There is a powder made of Every Serpent when it is burnt which is safely taken against all poisons, and that with very good Effect. Such an Alexipharmacum ought also to be made of this Dragon when he hath devoured his Tayle (which is likewise usually cut off in Vipers) and it will prove a most effectuall and present Remedy against the adversityes of Body and Fortune.
 
Emblem XV.
Let the work of the Potter, consisting of drynesse and moisture, instruct you.


 
The Discourse:
As this terrestrial Orb is made into one Round Body by a complication of Earth and Water, so likewise the Potter's work seems to be compounded of the same particular Elements; that is, the Dry and the Moist, so that one may temper the other. For if the Earth should be without Water and no Ocean, Sea, Lake, River or Fountein should be near it, the earth could bring forth nothing of itself but must perpetually remain unfruitfull. So if water should not be received into the cavities of the Earth but stand round about it, it would easily cover the whole face of it and so it would remain uninhabitable. But one entering amicably into the other, and water moderating the drynesse of the Earth and Earth the moisture of the Water, by a mutual commixture the Fruitfulnesse and advantages of both Elements do very speedily appear.

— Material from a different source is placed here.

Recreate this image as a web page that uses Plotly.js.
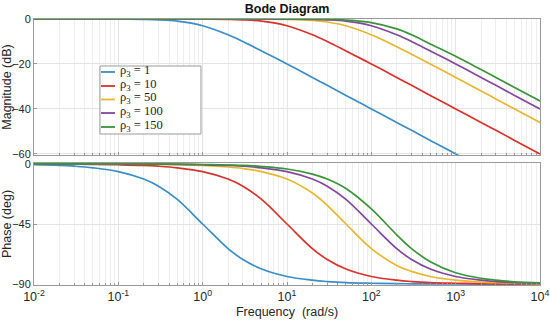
<!DOCTYPE html>
<html>
<head>
<meta charset="utf-8">
<script src="https://cdn.plot.ly/plotly-3.0.1.min.js"></script>
<style>html,body{margin:0;padding:0;background:#fff;}#chart{width:550px;height:326px;}</style>
</head>
<body>
<div id="chart"></div>
<script>
const freq = [0.01, 0.02, 0.03, 0.05, 0.1, 0.2, 0.3, 0.5, 1, 2, 3, 5, 10, 20, 30, 50, 100, 200, 300, 500, 1000, 2000, 3000, 5000, 10000];

const seriesNames = ['ρ<sub>3</sub> = 1', 'ρ<sub>3</sub> = 10', 'ρ<sub>3</sub> = 50', 'ρ<sub>3</sub> = 100', 'ρ<sub>3</sub> = 150'];
const seriesColors = ['#3b8dc6', '#d7322b', '#e8b731', '#84479c', '#3a933a'];

// Magnitude (dB)
const magRho1   = [0, 0, 0, -0.01, -0.04, -0.17, -0.37, -0.97, -3.0, -7.0, -10.0, -14.2, -20.0, -26.0, -29.5, -34.0, -40.0, -46.0, -49.5, -54.0, -60.0, -66.0, -69.5, -74.0, -80.0];
const magRho10  = [0, 0, 0, 0, 0, 0, 0, -0.01, -0.04, -0.17, -0.37, -0.97, -3.0, -7.0, -10.0, -14.2, -20.0, -26.0, -29.5, -34.0, -40.0, -46.0, -49.5, -54.0, -60.0];
const magRho50  = [0, 0, 0, 0, 0, 0, 0, 0, 0, -0.01, -0.02, -0.04, -0.17, -0.64, -1.34, -3.0, -7.0, -12.3, -15.7, -20.0, -26.0, -32.0, -35.6, -40.0, -46.0];
const magRho100 = [0, 0, 0, 0, 0, 0, 0, 0, 0, 0, 0, -0.01, -0.04, -0.17, -0.37, -0.97, -3.0, -7.0, -10.0, -14.2, -20.0, -26.0, -29.5, -34.0, -40.0];
const magRho150 = [0, 0, 0, 0, 0, 0, 0, 0, 0, 0, 0, 0, -0.02, -0.08, -0.17, -0.46, -1.6, -4.4, -7.0, -11.1, -16.6, -22.5, -26.0, -30.5, -36.5];

// Phase (deg)
const phRho1   = [-0.6, -1.1, -1.7, -2.9, -5.7, -11.3, -16.7, -26.6, -45.0, -63.4, -71.6, -78.7, -84.3, -87.1, -88.1, -88.9, -89.4, -89.7, -89.8, -89.9, -89.9, -90.0, -90.0, -90.0, -90.0];
const phRho10  = [-0.06, -0.1, -0.2, -0.3, -0.6, -1.1, -1.7, -2.9, -5.7, -11.3, -16.7, -26.6, -45.0, -63.4, -71.6, -78.7, -84.3, -87.1, -88.1, -88.9, -89.4, -89.7, -89.8, -89.9, -89.9];
const phRho50  = [-0.01, -0.02, -0.03, -0.06, -0.1, -0.2, -0.3, -0.6, -1.1, -2.3, -3.4, -5.7, -11.3, -21.8, -31.0, -45.0, -63.4, -76.0, -80.5, -84.3, -87.1, -88.6, -89.0, -89.4, -89.7];
const phRho100 = [0, -0.01, -0.02, -0.03, -0.06, -0.1, -0.2, -0.3, -0.6, -1.1, -1.7, -2.9, -5.7, -11.3, -16.7, -26.6, -45.0, -63.4, -71.6, -78.7, -84.3, -87.1, -88.1, -88.9, -89.4];
const phRho150 = [0, 0, -0.01, -0.02, -0.04, -0.08, -0.1, -0.2, -0.4, -0.8, -1.1, -1.9, -3.8, -7.6, -11.3, -18.4, -33.7, -53.1, -63.4, -73.3, -81.5, -85.7, -87.1, -88.3, -89.1];

const xTickVals = [0.01, 0.1, 1, 10, 100, 1000, 10000];
const xTickText = ['10<sup>-2</sup>', '10<sup>-1</sup>', '10<sup>0</sup>', '10<sup>1</sup>', '10<sup>2</sup>', '10<sup>3</sup>', '10<sup>4</sup>'];
const magTickVals = [0, -20, -40, -60];
const phTickVals = [0, -45, -90];

const mags = [magRho1, magRho10, magRho50, magRho100, magRho150];
const phases = [phRho1, phRho10, phRho50, phRho100, phRho150];

const minorVals = [];
for (let d = -2; d < 4; d++) {
  for (let k = 2; k <= 9; k++) minorVals.push(k * Math.pow(10, d));
}

const traces = [];
mags.forEach((m, i) => {
  traces.push({
    x: freq, y: m, type: 'scatter', mode: 'lines', name: seriesNames[i], showlegend: false,
    line: {color: seriesColors[i], width: 1.7, shape: 'spline', smoothing: 1},
    xaxis: 'x', yaxis: 'y'
  });
});
phases.forEach((p, i) => {
  traces.push({
    x: freq, y: p, type: 'scatter', mode: 'lines', name: seriesNames[i], showlegend: false,
    line: {color: seriesColors[i], width: 1.7, shape: 'spline', smoothing: 1},
    xaxis: 'x2', yaxis: 'y2'
  });
});

// Legend box (drawn as shapes + annotations to match the compact reference legend)
const shapes = [{type: 'rect', xref: 'paper', yref: 'paper', x0: 0.1304, x1: 0.330, y0: 0.5677, y1: 0.8233,
                 fillcolor: '#ffffff', line: {color: '#9a9a9a', width: 1}, layer: 'above'}];
const annotations = [];
const legY = [0.8008, 0.7481, 0.6974, 0.6466, 0.5940];
seriesNames.forEach((n, i) => {
  shapes.push({type: 'line', xref: 'paper', yref: 'paper', x0: 0.1324, x1: 0.1601, y0: legY[i], y1: legY[i],
               line: {color: seriesColors[i], width: 1.8}, layer: 'above'});
  annotations.push({xref: 'paper', yref: 'paper', x: 0.168, y: legY[i] + 0.004, xanchor: 'left', yanchor: 'middle',
                    text: n, showarrow: false, borderpad: 0,
                    font: {family: 'Liberation Serif, DejaVu Serif, serif', size: 12.5, color: '#222'}});
});

const gridCol = '#e4e4e4';
const axCol = '#9a9a9a';
const tickFont = {family: 'Liberation Sans, Arial, sans-serif', size: 11, color: '#262626'};
const xTickFont = {family: 'Liberation Sans, Arial, sans-serif', size: 12.5, color: '#262626'};

const xBase = {
  type: 'log', range: [-2, 4], showline: true, mirror: true, linecolor: axCol, linewidth: 1,
  ticks: 'inside', ticklen: 3, tickcolor: axCol, tickvals: xTickVals,
  showgrid: true, gridcolor: gridCol, gridwidth: 1, zeroline: false,
  minor: {tickmode: 'array', tickvals: minorVals, ticks: 'inside', ticklen: 2, tickcolor: axCol, showgrid: true, gridcolor: '#eeeeee', gridwidth: 1},
  tickfont: xTickFont
};

const layout = {
  width: 550, height: 326,
  margin: {l: 34, r: 10, t: 19, b: 41},
  paper_bgcolor: '#fff', plot_bgcolor: '#fff',
  showlegend: false,
  shapes: shapes,
  annotations: annotations,
  title: {text: '<b>Bode Diagram</b>', x: 0.522, xanchor: 'center', y: 0.975, yanchor: 'middle',
          font: {family: 'Liberation Sans, Arial, sans-serif', size: 12.5, color: '#111'}},
  xaxis: Object.assign({}, xBase, {domain: [0, 1], anchor: 'y', showticklabels: false, matches: 'x2'}),
  yaxis: {domain: [0.4887, 1], range: [-60.5, 0], anchor: 'x', tickvals: magTickVals,
          showline: true, mirror: true, linecolor: axCol, ticks: 'inside', ticklen: 3, tickcolor: axCol,
          showgrid: true, gridcolor: gridCol, zeroline: false, tickfont: tickFont, ticksuffix: ' ',
          title: {text: 'Magnitude (dB)', standoff: 1, font: {family: 'Liberation Sans, Arial, sans-serif', size: 12.5, color: '#262626'}}},
  xaxis2: Object.assign({}, xBase, {domain: [0, 1], anchor: 'y2', ticktext: xTickText,
          title: {text: 'Frequency  (rad/s)', standoff: 4, font: {family: 'Liberation Sans, Arial, sans-serif', size: 12.5, color: '#262626'}}}),
  yaxis2: {domain: [0, 0.4586], range: [-90.7, 0.7], anchor: 'x2', tickvals: phTickVals,
          showline: true, mirror: true, linecolor: axCol, ticks: 'inside', ticklen: 3, tickcolor: axCol,
          showgrid: true, gridcolor: gridCol, zeroline: false, tickfont: tickFont, ticksuffix: ' ',
          title: {text: 'Phase (deg)', standoff: 1, font: {family: 'Liberation Sans, Arial, sans-serif', size: 12.5, color: '#262626'}}}
};

Plotly.newPlot('chart', traces, layout, {displayModeBar: false, staticPlot: true});
</script>
</body>
</html>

In like manner the Potter mixes Clay with Water, and that so he may make the masse tractable which he shapes upon his wheel, and he sets it in warm Air so it may drye leisurely. Then he adds the Violence of Fire, that his vessells may be well hardened and condensed into a durable Stone which can resist both Water and Fire. So the Philosophers say we must proceed in the naturall work, and they therefore set the Potter before us as an example; for it is certain as to the dry and moist, that is the Earth and Water, that they have a very great Affinity. But there is also no doubt they have many differences in their way of Coction and in the matter and form of the Elements that are to be compounded. For the Potter's Vessells have a Form that's artificiall, but the Philosophick Tincture has one that is altogether Naturall and so much Nobler than Theirs, as also the matter of it is more excellent than theirs. Each of them is indeed the Work of Earth, but there is nothing said to be in the Philosophickal which hath not ascended and attained to the Heaven of Air, whereas in the other a thick and foeculent Earth is predominant. The effect of both is a Stone- this a Common, that a Philosophickal one.
By which similarities a certain Person being seduced put a great Number of Artificiall Stones or Tiles into one chest and the whiter sort of flints into another, using diabolicall conjurations over them that one might be turned into Silver, the other into pure Gold. But when these were imagined to be the Stones of the Philosophers, and after a great sum of money has been expended in purchasing severall thinges, the new gold and silver which were expected at a certain time did not appear, and none of the Stones as it was hoped received conversion. Death came very opportunely to put an end to his shame and Folly; for Gold and Silver is not to be sought for in the thinge wherein they are not implanted by Nature, and Diabolicall magick is so far from having any place in these works that it is as distant from them as the Author of such acts is from a devout and pious man, or as Hell from Heaven.
So although a man should have the True Philosophickal Stone, yet let not any one imagine that impossibilities can be performed by it, as Isaac admonishes us: no man by Law of Nature or Policy can be bound to thinges impossible. As for the Transmutation of Gems and making Glasse able to endure the Hammer, any man may know whether they are possible by investigating if they are agreeable to Nature. Geber affirms concerning the Philosophers that they speak many thinges by allegoryes; and he says of himself, that when he has spoken clearly he has said nothing, but when under a figure, there he has hid the Truth as Wheat under Chaff.
Those thinges which a man sows, the same he shall reap, which saying takes place in vegetables and Animalls, though different species may sometimes proceed from the thinges sowed. But whether these thinges ought to be applied to Mettalls, which are not propagated by seed, is worthy of consideration. In these the parts are only Homogenous, as Sulphur and Argent Vive; in those they are Heterogeneous or organicall. In these are no receptacles of seed; in those there are. In these is found no Nutrition, Augmentation or Extension into all Dimensions; but those have them all to the greatest degree. Lastly, these are Elemented Weights admitting nothing else but mixture: whereas they besides Mixture have also a Vegetative or sensitive Soul. Neverthelesse it is True without doubt that there is something in places under the Earth which as yet is not Gold, but by nature will become gold after a thousand years. And who will deny this to be the Analogicall Seed of Gold? Both Gold and the Aurifick Nature are of one originall, though the latter be of the more Noble form; and therefore the seed of Gold being known, the seed of the other will likewise be known. The Philosophers affirm that it is the Dry and Moist that is Sulphur and Argent Vive, and that it is to be extracted out of two Mounteins in the greatest Purity.